Perché non si attuano di
solidarietà? Perché non si incentivano le imprese in modo da ridistribuire il
lavoro e non licenziare? La risposta ritengo sia l’urgenza di un cambiamento da
parte di questo governo, con le politiche in atto e con il blocco nei fatti,
non si sta modificando il quadro della situazione.
Trovo anche singolare in un
Paese in cui la Corte Costituzionale ha dichiarato l’incustionalità della legge
elettorale con cui si elegge il Parlamento, il quale si è dato il compito di
modificare la Costituzione, altra follia italiana! Quindi, invece di perdere
tempo in questioni in cui sono delegittimati, devono provvedere a risolvere problemi urgenti del Paese. Ritengo che l’atto
più “rivoluzionario” non sia cambiare la Costituzione, ma “applicarla” nei
contenuti, anche nel ruolo dell’impresa da parte dello Stato e non di
continuare a salvare sempre gli stessi elementi politici.
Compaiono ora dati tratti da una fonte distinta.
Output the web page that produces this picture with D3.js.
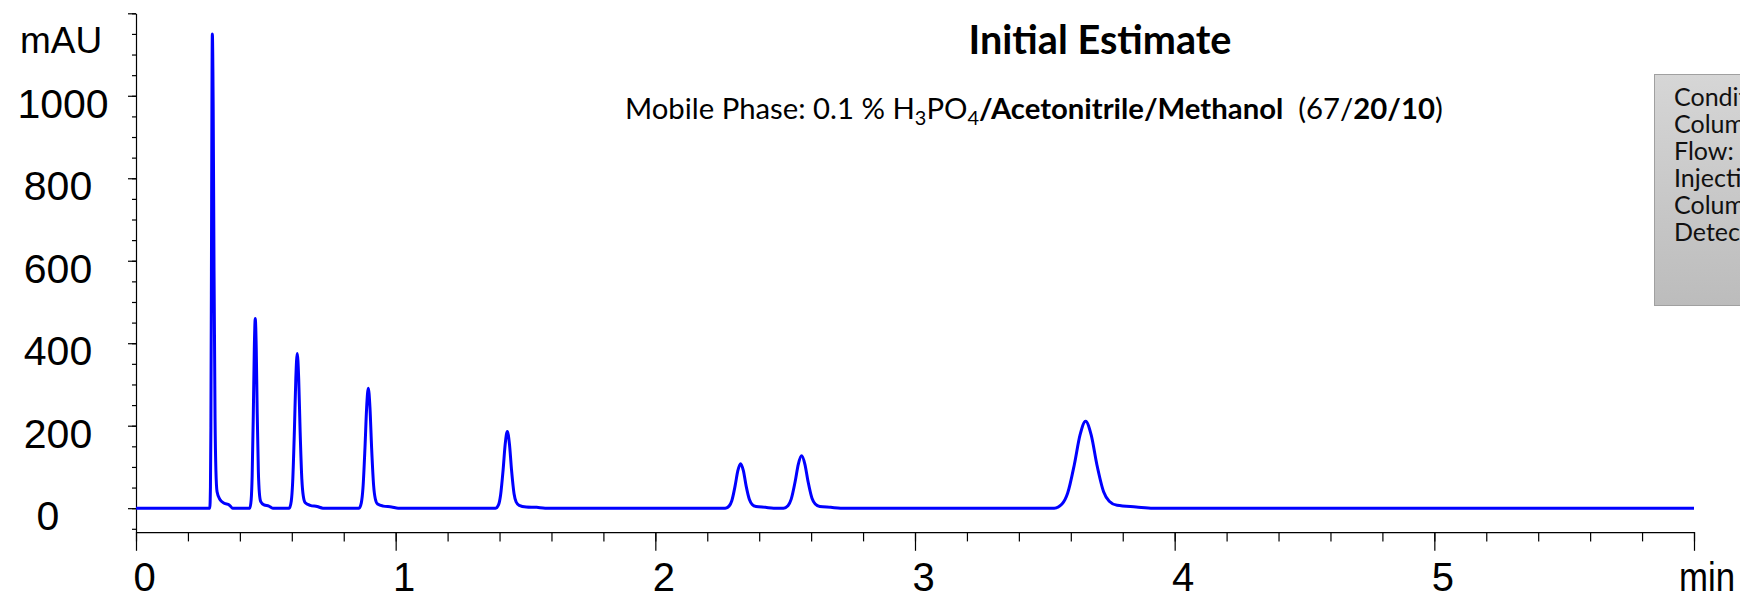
<!DOCTYPE html>
<html lang="en">
<head>
<meta charset="UTF-8" />
<title>Initial Estimate</title>
<style>
  body { margin: 0; background: #fff; }
  svg { display: block; }
  .num { font-family: 'Liberation Sans', Arial, sans-serif; fill: #000; }
  .cal { font-family: Lato, 'Open Sans', sans-serif; fill: #000; white-space: pre; }
  .axis path, .axis line { stroke: #000; stroke-width: 1.2; }
</style>
</head>
<body>
<svg id="svg" width="1740" height="596"></svg>
<script src="https://d3js.org/d3.v7.min.js"></script>
<script>
// chromatogram trace, [time (min), signal (mAU)]
const peak1 = [[0.2842,0],[0.2867,52],[0.2884,196],[0.2905,575],[0.2923,966],[0.294,1150],[0.2973,966],[0.3005,575],[0.3044,219],[0.3077,92],[0.3122,40],[0.3233,21],[0.3395,12],[0.359,8],[0.372,0]];
const peak2 = [[0.4383,0],[0.4436,21],[0.4473,78],[0.4518,230],[0.4556,386],[0.4593,460],[0.4631,386],[0.4668,230],[0.4713,87],[0.4751,37],[0.4803,16],[0.493,8],[0.5118,5],[0.5268,0]];
const peak3 = [[0.5902,0],[0.5979,17],[0.6034,64],[0.61,188],[0.6155,315],[0.621,375],[0.6265,315],[0.632,188],[0.6386,71],[0.6441,30],[0.6518,13],[0.6705,7],[0.698,4],[0.72,0]];
const peak4 = [[0.8588,0],[0.8677,13],[0.8741,49],[0.8818,146],[0.8882,244],[0.8946,291],[0.901,244],[0.9074,146],[0.9151,55],[0.9215,23],[0.9304,10],[0.9522,5],[0.9842,3],[1.0098,0]];
const peak5 = [[1.3846,0],[1.396,8],[1.4041,32],[1.4138,93],[1.4219,156],[1.43,186],[1.4381,156],[1.4462,93],[1.4559,35],[1.464,15],[1.4754,7],[1.5029,3],[1.5434,2],[1.5758,0]];
const peak6 = [[2.269,0],[2.2839,5],[2.2945,18],[2.3072,54],[2.3178,91],[2.3284,108],[2.339,91],[2.3496,54],[2.3623,21],[2.3729,9],[2.3878,4],[2.4238,2],[2.4556,0]];
const peak7 = [[2.4933,0],[2.5108,6],[2.5233,22],[2.5383,64],[2.5508,107],[2.5633,127],[2.5758,107],[2.5883,64],[2.6033,24],[2.6158,10],[2.6333,4],[2.6758,2],[2.7133,0]];
const peak8 = [[3.5358,0],[3.5661,10],[3.5877,36],[3.6137,106],[3.6354,177],[3.657,211],[3.6787,177],[3.7003,106],[3.7263,40],[3.748,17],[3.7782,7],[3.8519,3],[3.917,0]];
const runStart = [0, 0];
const runEnd = [6.0, 0];

const yLabels = [0, 200, 400, 600, 800, 1000];
const yMajor = [0, 200, 400, 600, 800, 1000, 1200];
const xLabels = [0, 1, 2, 3, 4, 5];
const xMajor = [0, 1, 2, 3, 4, 5, 6];

const conditions = ['Conditions:', 'Column:', 'Flow:', 'Injection:', 'Column temp.:', 'Detection:'];

const trace = [runStart, ...peak1, ...peak2, ...peak3, ...peak4, ...peak5, ...peak6, ...peak7, ...peak8, runEnd];

const svg = d3.select('#svg');

const x = d3.scaleLinear().domain([0, 6]).range([136, 1694]);
const y = d3.scaleLinear().domain([-58, 1200]).range([532.1, 13.3]);

// y axis: minor every 50, longer ticks every 200
svg.append('g').attr('class', 'axis').attr('transform', 'translate(136,0)')
  .call(d3.axisLeft(y).tickValues(d3.range(-50, 1201, 50)).tickSize(4).tickSizeOuter(0).tickFormat(''));
svg.append('g').attr('class', 'axis').attr('transform', 'translate(136,0)')
  .call(d3.axisLeft(y).tickValues(yMajor).tickSize(8).tickSizeOuter(0).tickFormat(''))
  .select('.domain').remove();

// x axis: minor every 0.2 min, long ticks each minute
svg.append('g').attr('class', 'axis').attr('transform', 'translate(0,532.1)')
  .call(d3.axisBottom(x).tickValues(d3.range(0, 6.01, 0.2)).tickSize(9.3).tickSizeOuter(0).tickFormat(''));
svg.append('g').attr('class', 'axis').attr('transform', 'translate(0,532.1)')
  .call(d3.axisBottom(x).tickValues(xMajor).tickSize(18.7).tickSizeOuter(0).tickFormat(''))
  .select('.domain').remove();

// labels sit a little off-centre, wider numbers further right
svg.selectAll('.ylab').data(yLabels).enter().append('text')
  .attr('class', 'num ylab')
  .attr('x', (d) => 58 + 5 * (String(d).length - 3))
  .attr('y', (d) => y(d) + 22)
  .attr('text-anchor', 'middle')
  .style('font-size', '41px')
  .text((d) => d);

svg.selectAll('.xlab').data(xLabels).enter().append('text')
  .attr('class', 'num xlab')
  .attr('x', (d) => x(d) + 8.5)
  .attr('y', 591)
  .attr('text-anchor', 'middle')
  .style('font-size', '40px')
  .text((d) => d);

svg.append('text').attr('class', 'num').attr('x', 20).attr('y', 53)
  .style('font-size', '37px').text('mAU');
svg.append('text').attr('class', 'num').attr('x', 1679).attr('y', 591)
  .attr('textLength', 56).attr('lengthAdjust', 'spacingAndGlyphs')
  .style('font-size', '40px').text('min');

// the trace
svg.append('path')
  .datum(trace)
  .attr('fill', 'none')
  .attr('stroke', '#0000ff')
  .attr('stroke-width', 3)
  .attr('stroke-linejoin', 'round')
  .attr('d', d3.line().x((d) => x(d[0])).y((d) => y(d[1])).curve(d3.curveMonotoneX));

// scale a text's font so it takes the width it has in the picture
function fit(t, w, start) {
  t.style('font-size', start + 'px');
  const bw = t.node().getComputedTextLength();
  t.style('font-size', (start * w) / bw + 'px');
}

const title = svg.append('text').attr('class', 'cal')
  .attr('x', 1100).attr('y', 54).attr('text-anchor', 'middle')
  .style('font-weight', 'bold').text('Initial Estimate');
fit(title, 263, 38);

const sub = svg.append('text').attr('class', 'cal').attr('x', 625).attr('y', 119);
sub.append('tspan').text('Mobile Phase: 0.1 % H');
sub.append('tspan').style('font-size', '0.68em').attr('dy', '0.3em').text('3');
sub.append('tspan').attr('dy', '-0.204em').text('PO');
sub.append('tspan').style('font-size', '0.68em').attr('dy', '0.3em').text('4');
sub.append('tspan').attr('dy', '-0.204em').style('font-weight', 'bold').text('/Acetonitrile/Methanol');
sub.append('tspan').text('  (67/');
sub.append('tspan').style('font-weight', 'bold').text('20/10');
sub.append('tspan').text(')');
fit(sub, 818, 28);

// conditions box, cut off by the right edge
const grad = svg.append('defs').append('linearGradient')
  .attr('id', 'boxfill').attr('x1', 0).attr('y1', 0).attr('x2', 0).attr('y2', 1);
grad.append('stop').attr('offset', '0%').attr('stop-color', '#d6d6d6');
grad.append('stop').attr('offset', '100%').attr('stop-color', '#bcbcbc');

svg.append('rect')
  .attr('x', 1654.5).attr('y', 74.5).attr('width', 120).attr('height', 231)
  .attr('fill', 'url(#boxfill)').attr('stroke', '#a0a0a0').attr('stroke-width', 1);

svg.selectAll('.cond').data(conditions).enter().append('text')
  .attr('class', 'cal cond')
  .attr('x', 1674)
  .attr('y', (d, i) => 106 + i * 27)
  .style('fill', '#111')
  .style('font-size', '25px')
  .text((d) => d);
</script>
</body>
</html>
Se non si applicano
investimenti pubblici e privati nel lavoro, non usciamo dalla morsa della
crisi.
Siamo il Paese europeo con la
precarietà più alta e il salari più bassi, con gli investimenti ridotti alle
briciole. Purtroppo non sento discussioni in merito a quanto detto. Se la politica non capisce che le persone si
sentono sole, che le rappresentanze politiche partono dal basso e che la
politica così detta di “palazzo” non è presente per loro ma solo per i poteri
forti, andiamo alla deriva del Paese. Manca quella politica autonoma che mette in
discussione il potere e risponde alla costituzione. Corriamo il rischio di una
crisi politica drammatica in Italia come in Europa. Non trovo giusto che si
abbia sempre paura di dire ciò che si pensa, che si debba mediare. Non è il
momento di mediare, è il momento di capire bene cosa sta succedendo e di porre
elementi di cambiamento, di rappresentare le persone, le stesse che tengono in
piedi questo paese, che onestamente fanno la loro parte ogni giorno.